Subset sum variant with a non-zero target sum

Question

I have an array of integers and need to apply a variant of the subset sum algorithm on it, except that instead of finding a set of integers whose sum is 0 I am trying to find a set of integers whose sum is n. I am unclear as to how to adapt one of the standard subset sum algorithms to this variant and was hoping for any insight into the problem.

Answer 1

This is subset sum problem, which is NP-Complete (there is no known efficient solution to NP-Complete problems), but if your numbers are relatively small integers - there is an efficient pseudo polynomial solution to it that follows the recurrence:

D(x,i) = false   x<0
D(0,i) = true
D(x,0) = false   x != 0
D(x,i) = D(x,i-1) OR D(x-arr[i],i-1)

Later, you need to step back on your choices, see where you decided to "reduce" (take the element), and where you decided not to "reduce" (not take the element), on the generated matrix.

This thread and this thread discuss how to get the elements for similar problems.

Here is a python code (taken from the thread I linked to) that does the trick.
If you are not familiar with python - read it as pseudo code, it's pretty easy to understand python!.

arr = [1,2,4,5]
n = len(arr)
SUM = 6
#pre processing:
D = [[True] * (n+1)]
for x in range(1,SUM+1):
    D.append([False]*(n+1))
#DP solution to populate D:
for x in range(1,SUM+1):
    for i in range(1,n+1):
        D[x][i] = D[x][i-1]
        if x >= arr[i-1]:
            D[x][i] = D[x][i] or D[x-arr[i-1]][i-1]
print D

#get a random solution:

if D[SUM][n] == False:
    print 'no solution'
else:
    sol = []
    x = SUM
    i = n
    while x != 0:
        possibleVals = []
        if D[x][i-1] == True:
            possibleVals.append(x)
        if x >= arr[i-1] and D[x-arr[i-1]][i-1] == True:
            possibleVals.append(x-arr[i-1])
        #by here possibleVals contains 1/2 solutions, depending on how many choices we have.
        #chose randomly one of them
        from random import randint
        r = possibleVals[randint(0,len(possibleVals)-1)]
        #if decided to add element:
        if r != x:
            sol.append(x-r)
        #modify i and x accordingly
        x = r
        i = i-1
    print sol

Answer 2

You can solve this by using dynamic programming.

Lets assume that:

• N - is the sum that required (your first input).
• M - is the number of summands available (your second input).
• a₁...a_M - are the summands available.
• f[x] is true when you can reach the sum of x, and false otherwise

Now the solution:

Initially f[0] = true and f[1..N] = false - we can reach only the sum of zero without taking any summand.

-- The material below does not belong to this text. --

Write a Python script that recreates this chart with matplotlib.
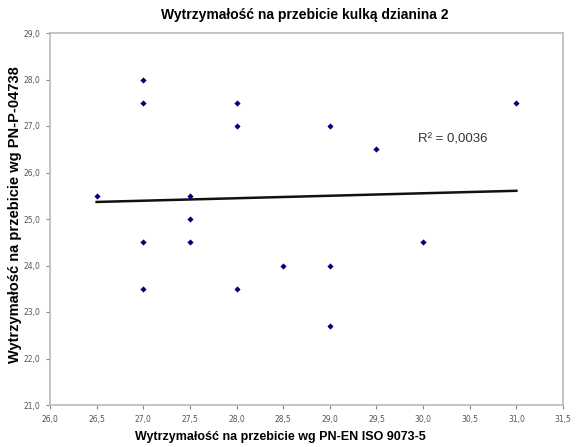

Now you can iterate over all a_i, where i in [1..M], and with each of them perform next operation:

f[x + a_i] = f[x + a_i] || f[x], for each x in [M..a_i] - the order of processing is relevant!

Finally you output f[N].

This solution has the complexity of O(N*M), so it is not very useful when you either have large input numbers or large number of summands.